Umgekehrt halten Alberto Sartoris und Zaha Hadid die Postmoderne Architektur für eine „intellektuelle Katastrophe“. Sie habe den Fortschritt „um Jahrzehnte zurückgeworfen“. Wie Zaha Hadid (geboren in Bagdad, ausgebildet in London) schwebt auch Alberto Sartoris (geboren in Turin, ausgebildet in Genf) über den Kulturen. Aber beide ziehen Schüler an. Auf sie trifft demnach zu, was Max Beerbohm am 18. Juli 1925 an Sir Edmund William Gosse schrieb. Der Adressat war ein einflussreicher britischer Literaturhistoriker, Schriftsteller und Kritiker.

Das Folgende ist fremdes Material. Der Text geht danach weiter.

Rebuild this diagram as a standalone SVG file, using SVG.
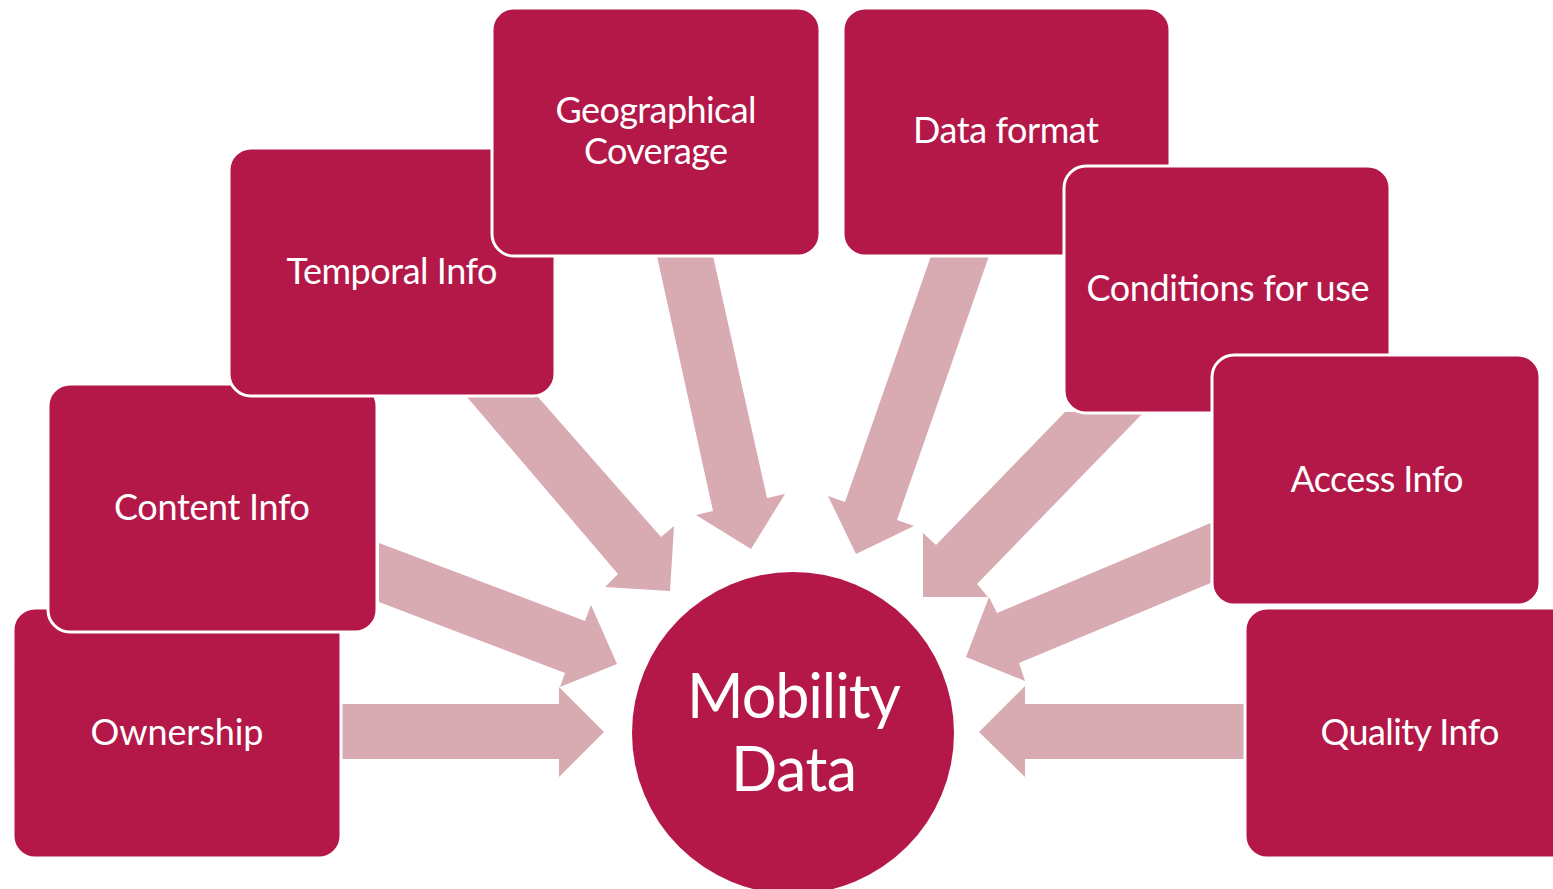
<svg xmlns="http://www.w3.org/2000/svg" width="1553" height="889" viewBox="0 0 1553 889">
<style>
.box{fill:#B31849;stroke:#FFFFFF;stroke-width:3}
.arr{fill:#D8AAB2;stroke:none}
.lbl{fill:#FFFFFF;font-family:Lato,"Open Sans","Liberation Sans",sans-serif;font-size:36px;text-anchor:middle}
.big{fill:#FFFFFF;font-family:Lato,"Open Sans","Liberation Sans",sans-serif;font-size:61px;text-anchor:middle}
</style>
<rect width="1553" height="889" fill="#FFFFFF"/>
<g id="connectors">
<polygon class="arr" points="335,704 559,704 559,687 604,732 559,777 559,759 335,759"/>
<polygon class="arr" points="379,543 585,621 591,605 617,664 560,687 565,673 379,602"/>
<polygon class="arr" points="467,397 538,397 661,537 674,526 670,591 605,587 618,574"/>
<polygon class="arr" points="657,256 713,256 767,498 785,494 751,549 696,515 713,511"/>
<polygon class="arr" points="931,256 989,256 897,520 914,526 856,554 828,496 845,502"/>
<polygon class="arr" points="1065,412 1144,412 977,584 988,597 923,597 923,533 936,545"/>
<polygon class="arr" points="1213,522 1213,582 1019,663 1025,681 966,657 989,597 997,613"/>
<polygon class="arr" points="1250,704 1025,704 1025,686 979,732 1025,777 1025,759 1250,759"/>
</g>
<g id="ownership">
<rect class="box" x="13" y="608" width="328" height="250" rx="22"/>
<text class="lbl" x="177" y="745" textLength="173">Ownership</text>
</g>
<g id="content-info">
<rect class="box" x="48" y="384" width="329" height="248" rx="22"/>
<text class="lbl" x="212" y="520" textLength="196">Content Info</text>
</g>
<g id="temporal-info">
<rect class="box" x="229" y="148" width="326" height="248" rx="22"/>
<text class="lbl" x="392" y="284" textLength="211">Temporal Info</text>
</g>
<g id="geographical-coverage">
<rect class="box" x="492" y="8" width="328" height="248" rx="22"/>
<text class="lbl" x="656" y="123" textLength="201">Geographical</text>
<text class="lbl" x="656" y="164" textLength="144">Coverage</text>
</g>
<g id="data-format">
<rect class="box" x="843" y="8" width="327" height="248" rx="22"/>
<text class="lbl" x="1006" y="143" textLength="186">Data format</text>
</g>
<g id="conditions-for-use">
<rect class="box" x="1064" y="166" width="326" height="247" rx="22"/>
<text class="lbl" x="1228" y="301" textLength="283">Conditions for use</text>
</g>
<g id="access-info">
<rect class="box" x="1212" y="355" width="328" height="250" rx="22"/>
<text class="lbl" x="1377" y="492" textLength="173">Access Info</text>
</g>
<g id="quality-info">
<rect class="box" x="1245" y="608" width="328" height="250" rx="22"/>
<text class="lbl" x="1410" y="745" textLength="179">Quality Info</text>
</g>
<g id="mobility-data">
<circle cx="793" cy="733" r="161" fill="#B31849"/>
<text class="big" x="794" y="718" textLength="214">Mobility</text>
<text class="big" x="794" y="791" textLength="126">Data</text>
</g>
</svg>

Er wurde 1925 in den Ritterstand erhoben:

 

Obwohl Sie von Beginn Ihrer Karriere Früchte hervorbrachten, hat Ihre Arbeit das Interesse an den Werken Ihrer Zeitgenossen nie getrübt; und als die Jahre vergingen und Männer, die jünger waren als Sie, begannen, Schriftsteller zu werden, waren die Anfänge und Fortsetzungen dieser jüngeren Männer und dann wieder von Männern, die jünger waren als diese, nie ohne die Sympathie Ihrer eifrigen Natur; und die Freundlich­keit, mit der Sie auf junge Rücken klopften, schien nur Ihre Worte der Warnung zu verstärken, die Sie gleichzeitig in junge Ohren flüsterten. Ermutigung, verbunden mit Anleitung - was braucht das junge Herz mehr?

 

Wie bei Zaha Hadid kam es im Fall der „établissements Lesieur et Labeyrie“ in Dunkerque und Biarritz beim 82-jährigen Alberto Sartoris zur Zusammen­arbeit des Meisters mit zweien seiner Schüler. Sie erstellten die Industrie­komplexe termingerecht und ohne Kostenüberschreitung.

 

Wer den Namen eines guten Baumeisters in seiner ganzen Bedeutung verdienen will, muss nicht nur reich an natürlichen Talenten sein, sondern auch aus den meisten Künsten und Wissenschaften viel gelernt haben. In der Weitläufigkeit der Talente und der Kenntnisse eines vollkommenen Baumeisters, und in der aufwendigen Art, sie zu erlangen, liegt ohne Zweifel der Grund, warum er seltener als ein grosser Maler oder ein grosser Dichter ist. – Jedem Staat ist daran gelegen, dass eine Anzahl guter und redlicher Baumeister ausgebildet werde, welche reichlich bezahlt werden.

(Johann Georg Sulzer: Allgemeine Theorie der Schönen Künste.)